* [EXERCISE OBJECTIVE]: Review the material and extract every line in which the word "source" occurs.

* [EXTRACTED MATERIAL]:
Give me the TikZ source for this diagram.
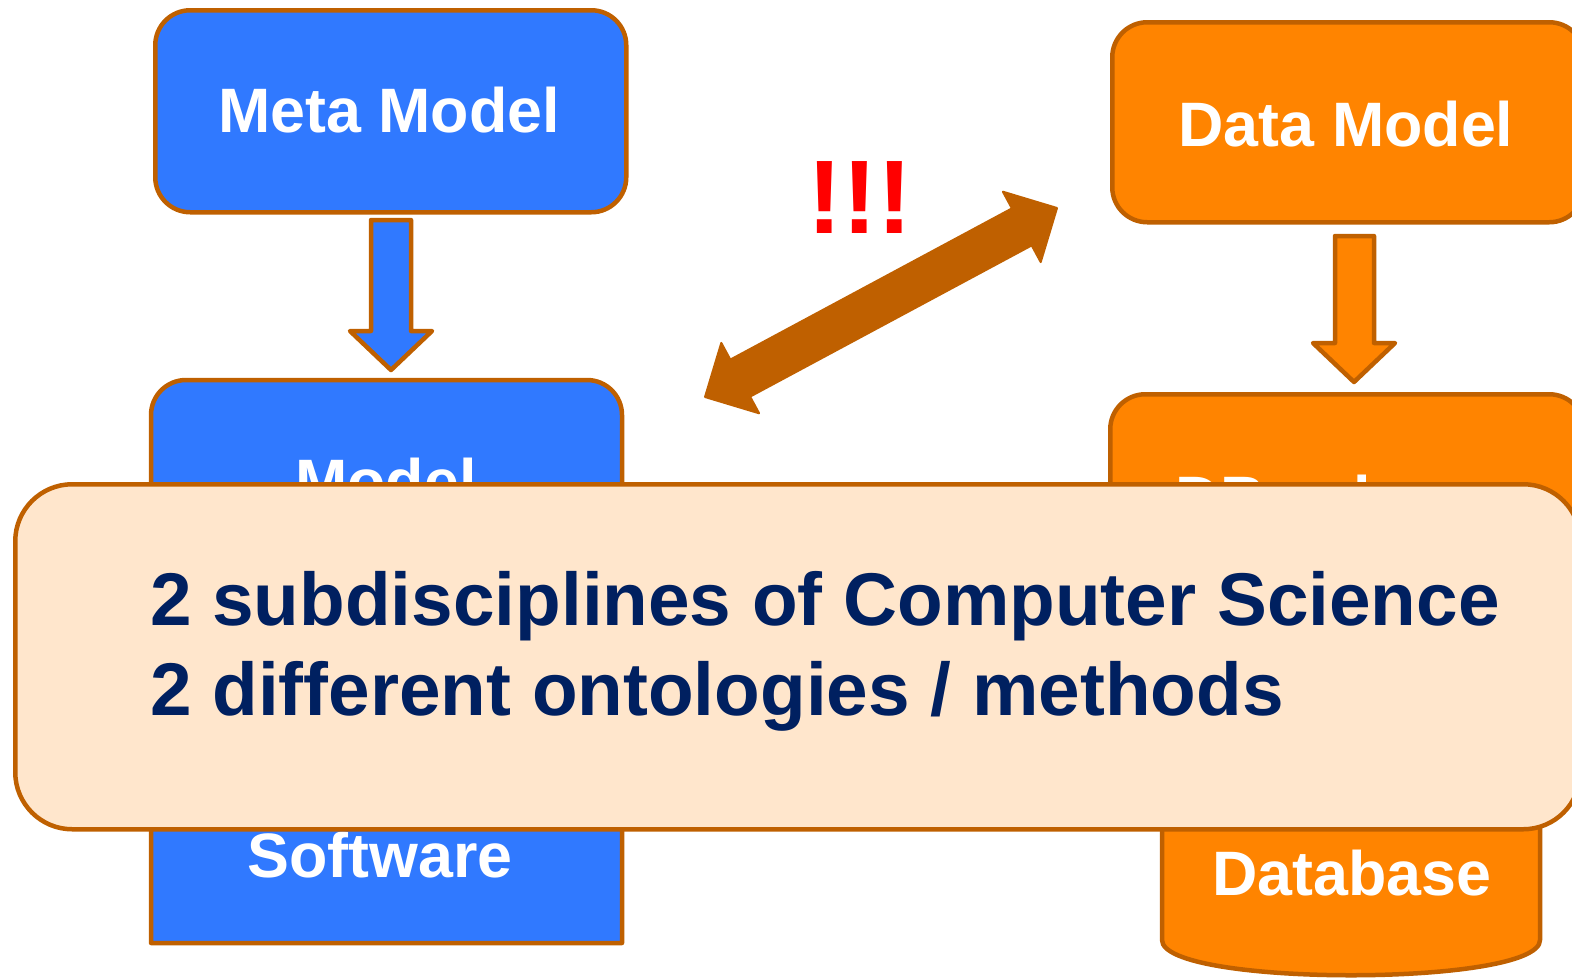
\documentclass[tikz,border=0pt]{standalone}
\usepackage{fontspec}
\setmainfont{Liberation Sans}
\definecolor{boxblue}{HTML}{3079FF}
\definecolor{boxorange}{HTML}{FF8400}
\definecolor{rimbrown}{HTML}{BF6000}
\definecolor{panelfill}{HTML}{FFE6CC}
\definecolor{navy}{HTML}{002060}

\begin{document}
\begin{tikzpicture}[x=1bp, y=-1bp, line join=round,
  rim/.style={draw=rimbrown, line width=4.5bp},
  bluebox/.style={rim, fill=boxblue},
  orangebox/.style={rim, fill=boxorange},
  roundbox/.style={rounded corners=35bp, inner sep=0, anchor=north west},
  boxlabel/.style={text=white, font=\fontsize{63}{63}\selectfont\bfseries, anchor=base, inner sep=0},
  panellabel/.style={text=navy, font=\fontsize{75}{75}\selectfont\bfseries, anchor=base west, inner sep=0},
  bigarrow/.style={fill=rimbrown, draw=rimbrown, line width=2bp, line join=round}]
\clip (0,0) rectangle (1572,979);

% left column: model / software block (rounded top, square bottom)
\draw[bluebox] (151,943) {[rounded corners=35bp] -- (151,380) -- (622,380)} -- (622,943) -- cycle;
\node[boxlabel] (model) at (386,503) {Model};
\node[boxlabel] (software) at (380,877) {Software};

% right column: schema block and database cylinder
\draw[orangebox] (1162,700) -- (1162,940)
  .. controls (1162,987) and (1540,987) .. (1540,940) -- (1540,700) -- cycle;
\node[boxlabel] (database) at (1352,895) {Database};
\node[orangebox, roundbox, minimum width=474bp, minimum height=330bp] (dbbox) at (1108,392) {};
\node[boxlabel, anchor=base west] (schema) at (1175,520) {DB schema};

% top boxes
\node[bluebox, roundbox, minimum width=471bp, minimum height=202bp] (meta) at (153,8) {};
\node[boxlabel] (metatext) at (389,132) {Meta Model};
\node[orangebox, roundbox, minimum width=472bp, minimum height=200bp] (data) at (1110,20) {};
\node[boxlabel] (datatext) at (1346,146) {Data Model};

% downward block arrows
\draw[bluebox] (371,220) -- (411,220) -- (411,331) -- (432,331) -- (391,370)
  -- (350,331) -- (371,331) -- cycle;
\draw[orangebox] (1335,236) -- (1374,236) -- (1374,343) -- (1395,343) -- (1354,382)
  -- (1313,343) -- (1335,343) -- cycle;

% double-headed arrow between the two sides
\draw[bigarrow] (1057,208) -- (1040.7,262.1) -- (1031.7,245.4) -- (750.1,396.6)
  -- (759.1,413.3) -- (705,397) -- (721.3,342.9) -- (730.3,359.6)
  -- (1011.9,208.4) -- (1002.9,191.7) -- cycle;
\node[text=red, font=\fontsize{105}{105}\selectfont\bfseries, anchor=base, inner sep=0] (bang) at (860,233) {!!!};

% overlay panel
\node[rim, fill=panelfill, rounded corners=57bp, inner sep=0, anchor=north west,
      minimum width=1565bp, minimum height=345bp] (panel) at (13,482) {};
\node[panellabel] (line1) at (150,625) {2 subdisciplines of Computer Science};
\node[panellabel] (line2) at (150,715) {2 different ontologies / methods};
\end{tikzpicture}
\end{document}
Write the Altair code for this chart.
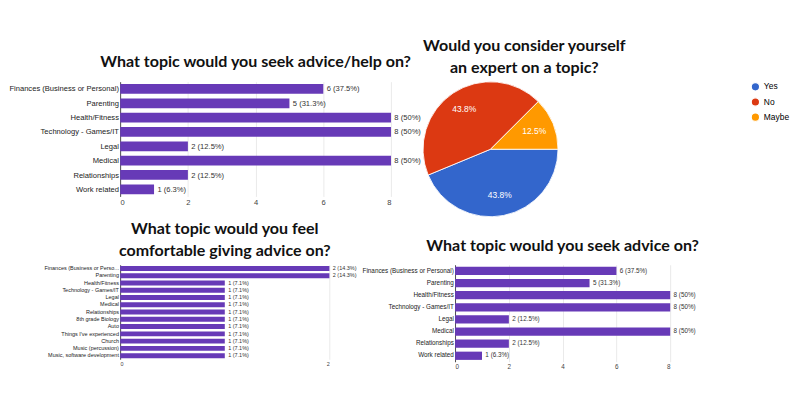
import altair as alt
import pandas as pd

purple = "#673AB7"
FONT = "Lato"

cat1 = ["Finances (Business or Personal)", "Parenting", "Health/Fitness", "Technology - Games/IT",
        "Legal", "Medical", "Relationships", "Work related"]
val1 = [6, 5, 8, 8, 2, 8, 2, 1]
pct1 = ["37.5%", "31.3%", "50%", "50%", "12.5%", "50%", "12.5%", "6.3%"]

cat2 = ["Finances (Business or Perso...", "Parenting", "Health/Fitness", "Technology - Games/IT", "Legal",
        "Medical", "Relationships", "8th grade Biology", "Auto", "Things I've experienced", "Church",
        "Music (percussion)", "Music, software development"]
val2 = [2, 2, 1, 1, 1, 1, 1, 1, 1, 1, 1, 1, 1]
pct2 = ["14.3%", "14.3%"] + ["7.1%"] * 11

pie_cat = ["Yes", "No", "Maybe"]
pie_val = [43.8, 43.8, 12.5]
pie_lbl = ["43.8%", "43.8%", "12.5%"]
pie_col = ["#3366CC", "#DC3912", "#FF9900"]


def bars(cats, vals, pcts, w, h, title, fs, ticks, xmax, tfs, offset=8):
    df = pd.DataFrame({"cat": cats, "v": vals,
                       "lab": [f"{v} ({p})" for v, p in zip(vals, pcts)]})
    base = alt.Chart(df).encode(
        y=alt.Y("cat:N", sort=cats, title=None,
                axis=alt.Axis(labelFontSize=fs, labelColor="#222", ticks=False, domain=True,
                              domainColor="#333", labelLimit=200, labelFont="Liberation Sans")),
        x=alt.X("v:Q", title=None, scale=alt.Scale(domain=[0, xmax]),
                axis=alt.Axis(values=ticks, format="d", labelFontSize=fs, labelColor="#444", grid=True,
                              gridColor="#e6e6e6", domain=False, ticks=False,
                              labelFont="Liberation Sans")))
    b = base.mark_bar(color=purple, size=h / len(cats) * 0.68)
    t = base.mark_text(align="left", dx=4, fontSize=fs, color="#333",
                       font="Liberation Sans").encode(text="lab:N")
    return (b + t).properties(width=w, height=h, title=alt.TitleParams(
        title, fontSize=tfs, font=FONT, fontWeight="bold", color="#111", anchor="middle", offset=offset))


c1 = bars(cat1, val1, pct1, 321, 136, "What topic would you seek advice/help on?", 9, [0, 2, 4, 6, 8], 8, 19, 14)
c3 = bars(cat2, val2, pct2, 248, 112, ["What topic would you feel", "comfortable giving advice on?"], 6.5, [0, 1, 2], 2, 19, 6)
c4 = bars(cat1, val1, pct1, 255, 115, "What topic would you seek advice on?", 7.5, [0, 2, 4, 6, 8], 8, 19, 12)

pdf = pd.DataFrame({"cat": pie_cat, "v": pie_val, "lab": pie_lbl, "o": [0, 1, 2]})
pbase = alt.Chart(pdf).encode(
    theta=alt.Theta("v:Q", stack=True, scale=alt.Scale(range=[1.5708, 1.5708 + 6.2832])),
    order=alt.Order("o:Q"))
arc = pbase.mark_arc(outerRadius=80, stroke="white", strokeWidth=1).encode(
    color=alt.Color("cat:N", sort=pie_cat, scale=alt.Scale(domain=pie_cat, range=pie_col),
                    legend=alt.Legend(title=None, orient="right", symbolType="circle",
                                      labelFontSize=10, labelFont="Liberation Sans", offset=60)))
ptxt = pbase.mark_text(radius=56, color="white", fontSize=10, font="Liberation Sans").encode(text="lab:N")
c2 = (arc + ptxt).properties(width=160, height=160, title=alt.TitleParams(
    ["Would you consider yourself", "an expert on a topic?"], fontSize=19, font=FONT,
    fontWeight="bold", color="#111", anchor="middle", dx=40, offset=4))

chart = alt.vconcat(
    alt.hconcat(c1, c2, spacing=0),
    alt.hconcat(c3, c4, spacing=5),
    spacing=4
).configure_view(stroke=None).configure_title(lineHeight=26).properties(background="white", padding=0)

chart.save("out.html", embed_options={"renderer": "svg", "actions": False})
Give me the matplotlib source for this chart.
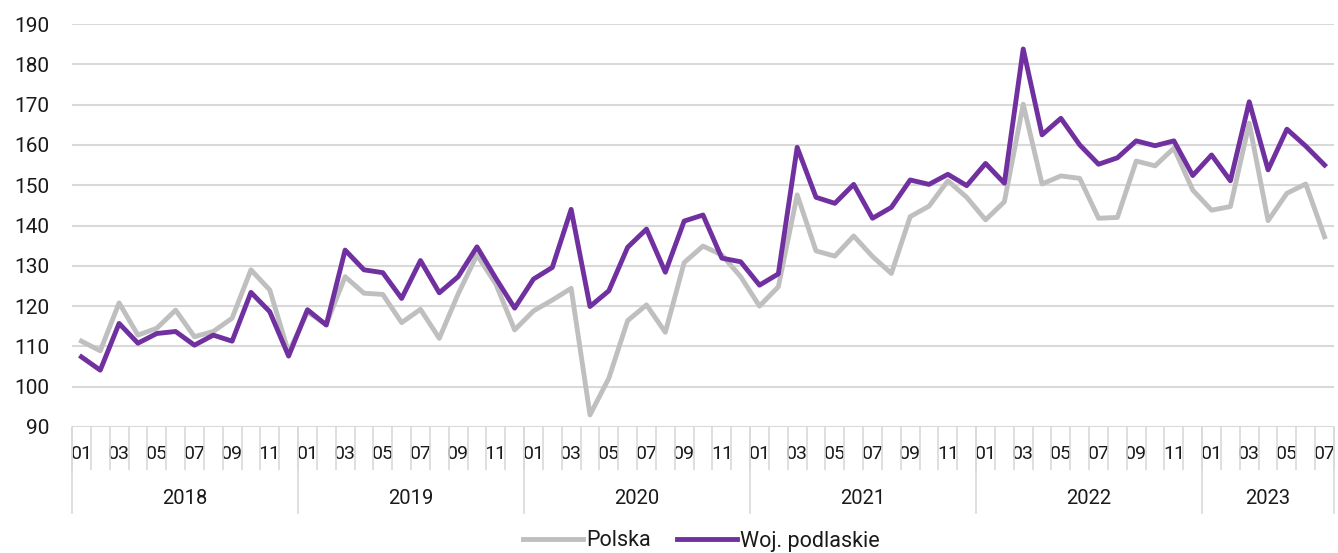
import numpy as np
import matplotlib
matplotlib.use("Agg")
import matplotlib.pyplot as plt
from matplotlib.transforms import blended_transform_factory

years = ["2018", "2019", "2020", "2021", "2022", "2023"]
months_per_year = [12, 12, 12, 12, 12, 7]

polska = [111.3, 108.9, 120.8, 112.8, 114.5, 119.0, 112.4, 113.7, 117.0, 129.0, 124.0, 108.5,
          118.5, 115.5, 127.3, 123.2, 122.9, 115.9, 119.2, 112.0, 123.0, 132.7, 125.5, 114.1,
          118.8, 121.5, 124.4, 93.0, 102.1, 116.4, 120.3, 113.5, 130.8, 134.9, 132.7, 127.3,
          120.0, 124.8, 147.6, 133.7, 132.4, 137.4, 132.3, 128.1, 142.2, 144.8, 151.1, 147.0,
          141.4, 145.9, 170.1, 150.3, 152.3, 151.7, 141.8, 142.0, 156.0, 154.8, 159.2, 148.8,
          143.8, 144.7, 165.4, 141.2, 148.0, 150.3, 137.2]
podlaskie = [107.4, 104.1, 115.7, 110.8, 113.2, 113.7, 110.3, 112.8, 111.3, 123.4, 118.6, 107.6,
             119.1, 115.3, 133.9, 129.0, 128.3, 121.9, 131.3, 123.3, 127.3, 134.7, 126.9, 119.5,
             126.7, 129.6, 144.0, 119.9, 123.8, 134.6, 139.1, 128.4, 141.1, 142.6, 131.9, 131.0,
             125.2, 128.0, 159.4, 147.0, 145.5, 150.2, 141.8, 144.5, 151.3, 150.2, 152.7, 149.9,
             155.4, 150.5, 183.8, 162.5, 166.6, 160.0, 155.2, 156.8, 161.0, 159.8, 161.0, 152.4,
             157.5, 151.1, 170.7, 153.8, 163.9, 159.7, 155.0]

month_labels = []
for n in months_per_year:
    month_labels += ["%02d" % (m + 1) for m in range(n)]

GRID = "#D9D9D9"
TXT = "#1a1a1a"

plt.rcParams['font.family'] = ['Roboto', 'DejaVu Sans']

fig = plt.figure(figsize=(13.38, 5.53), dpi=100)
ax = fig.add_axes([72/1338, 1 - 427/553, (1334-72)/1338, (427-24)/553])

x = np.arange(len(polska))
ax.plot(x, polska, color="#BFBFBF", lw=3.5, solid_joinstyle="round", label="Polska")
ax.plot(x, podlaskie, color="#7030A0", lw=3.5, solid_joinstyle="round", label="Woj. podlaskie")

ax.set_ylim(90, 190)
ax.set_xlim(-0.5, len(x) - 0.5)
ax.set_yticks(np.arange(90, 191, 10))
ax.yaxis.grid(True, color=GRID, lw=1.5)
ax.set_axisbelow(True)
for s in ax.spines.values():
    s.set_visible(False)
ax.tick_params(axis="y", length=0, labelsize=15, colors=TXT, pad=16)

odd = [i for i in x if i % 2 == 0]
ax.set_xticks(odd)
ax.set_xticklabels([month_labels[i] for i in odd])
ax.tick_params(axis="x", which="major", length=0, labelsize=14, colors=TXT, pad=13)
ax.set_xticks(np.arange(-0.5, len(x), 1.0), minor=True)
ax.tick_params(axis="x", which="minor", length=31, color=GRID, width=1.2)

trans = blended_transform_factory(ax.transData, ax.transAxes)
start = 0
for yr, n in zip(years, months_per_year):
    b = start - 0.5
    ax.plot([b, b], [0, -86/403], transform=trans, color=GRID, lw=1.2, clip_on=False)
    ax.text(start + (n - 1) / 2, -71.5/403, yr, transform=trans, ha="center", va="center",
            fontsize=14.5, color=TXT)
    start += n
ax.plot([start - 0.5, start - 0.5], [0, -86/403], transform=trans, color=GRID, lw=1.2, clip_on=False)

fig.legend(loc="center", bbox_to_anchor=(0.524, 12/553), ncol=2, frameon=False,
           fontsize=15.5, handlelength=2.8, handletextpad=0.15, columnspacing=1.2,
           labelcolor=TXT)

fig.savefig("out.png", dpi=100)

* [SOLUTION]:
Give me the TikZ source for this diagram.
Give me the matplotlib source for this chart.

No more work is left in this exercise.